▸ **Aim**: Print exactly the lines from the first one down to the line containing "yticks = [4.0, 3.0, 2.0, 1.0, 0.0, -1.0, -2.0, -3.0, -4.0]", both ends included, with no pictures and nothing else.

Saved entries:
****************************************

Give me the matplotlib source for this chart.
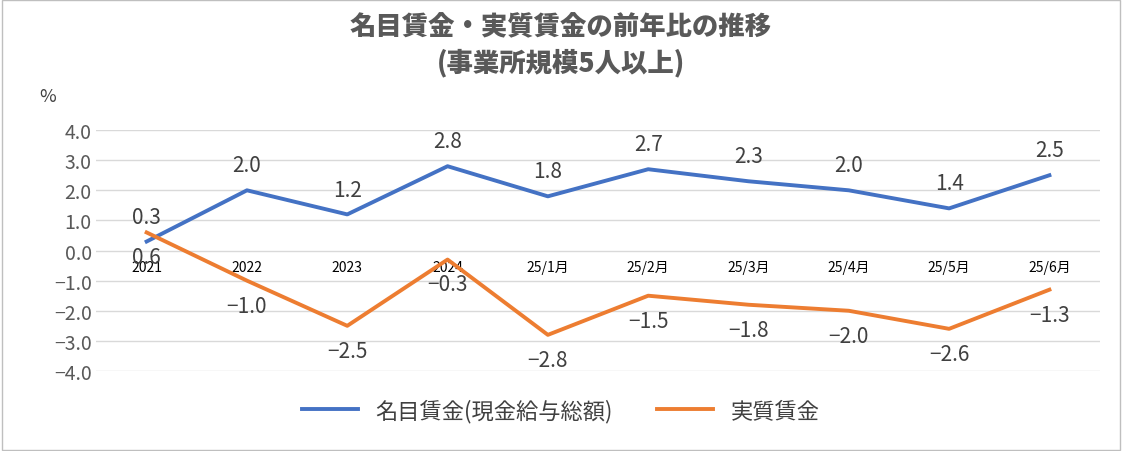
import matplotlib
matplotlib.use("Agg")
import matplotlib.pyplot as plt
from matplotlib.patches import Rectangle

plt.rcParams['font.family'] = ['Noto Sans CJK JP', 'DejaVu Sans']

categories = ["2021", "2022", "2023", "2024", "25/1月", "25/2月", "25/3月", "25/4月", "25/5月", "25/6月"]
nominal = [0.3, 2.0, 1.2, 2.8, 1.8, 2.7, 2.3, 2.0, 1.4, 2.5]
real = [0.6, -1.0, -2.5, -0.3, -2.8, -1.5, -1.8, -2.0, -2.6, -1.3]
yticks = [4.0, 3.0, 2.0, 1.0, 0.0, -1.0, -2.0, -3.0, -4.0]

fig = plt.figure(figsize=(11.22, 4.52), dpi=100)
fig.patches.append(Rectangle((0.002, 0.003), 0.996, 0.994, transform=fig.transFigure,
                             fill=False, edgecolor='#bfbfbf', lw=1))
ax = fig.add_axes([0.086, 0.177, 0.894, 0.533])
x = list(range(len(categories)))
blue, orange = '#4472C4', '#ED7D31'
ax.plot(x, nominal, color=blue, lw=2.8, label='名目賃金(現金給与総額)')
ax.plot(x, real, color=orange, lw=2.8, label='実質賃金')
for i, v in enumerate(nominal):
    ax.annotate(f"{v:.1f}", (i, v), xytext=(0, 10), textcoords='offset points',
                ha='center', va='bottom', fontsize=15, color='#404040')
for i, v in enumerate(real):
    ax.annotate(f"{v:.1f}".replace('-', '−'), (i, v), xytext=(0, -10), textcoords='offset points',
                ha='center', va='top', fontsize=15, color='#404040')
ax.set_xlim(-0.5, len(categories) - 0.5)
ax.set_ylim(-4.0, 4.0)
ax.set_yticks(yticks)
ax.set_yticklabels([f"{t:.1f}".replace('-', '−') for t in yticks], fontsize=14, color='#595959')
ax.set_xticks(x)
ax.set_xticklabels(categories, fontsize=13, color='#595959', fontweight='light')
ax.spines['bottom'].set_position(('data', 0))
for s in ['top', 'right', 'left', 'bottom']:
    ax.spines[s].set_visible(False)
ax.tick_params(length=0)
ax.tick_params(axis='x', pad=7)
ax.grid(axis='y', color='#d9d9d9', lw=1)
ax.set_axisbelow(True)
fig.text(0.035, 0.775, '%', fontsize=13, color='#404040')
fig.text(0.5, 0.9, '名目賃金・実質賃金の前年比の推移\n(事業所規模5人以上)', ha='center', va='center',
         fontsize=19, fontweight='black', color='#595959', linespacing=1.3)
fig.legend(loc='lower center', bbox_to_anchor=(0.5, 0.02), ncol=2, frameon=False,
           fontsize=16, labelcolor='#404040', handlelength=2.5, columnspacing=2)
fig.savefig('out.png', dpi=100)
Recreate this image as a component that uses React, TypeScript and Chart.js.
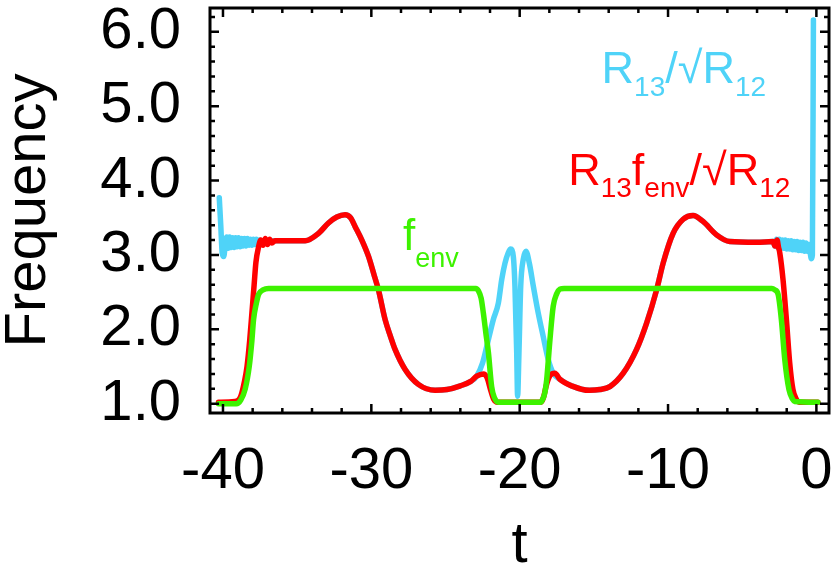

****************************************

▸ **Task answer**:
Give me the matplotlib source for this chart.
import matplotlib
matplotlib.use("Agg")
import matplotlib.pyplot as plt
from matplotlib.patches import Rectangle

plt.rcParams['font.family'] = ['Noto Sans CJK JP', 'DejaVu Sans']

categories = ["2021", "2022", "2023", "2024", "25/1月", "25/2月", "25/3月", "25/4月", "25/5月", "25/6月"]
nominal = [0.3, 2.0, 1.2, 2.8, 1.8, 2.7, 2.3, 2.0, 1.4, 2.5]
real = [0.6, -1.0, -2.5, -0.3, -2.8, -1.5, -1.8, -2.0, -2.6, -1.3]
yticks = [4.0, 3.0, 2.0, 1.0, 0.0, -1.0, -2.0, -3.0, -4.0]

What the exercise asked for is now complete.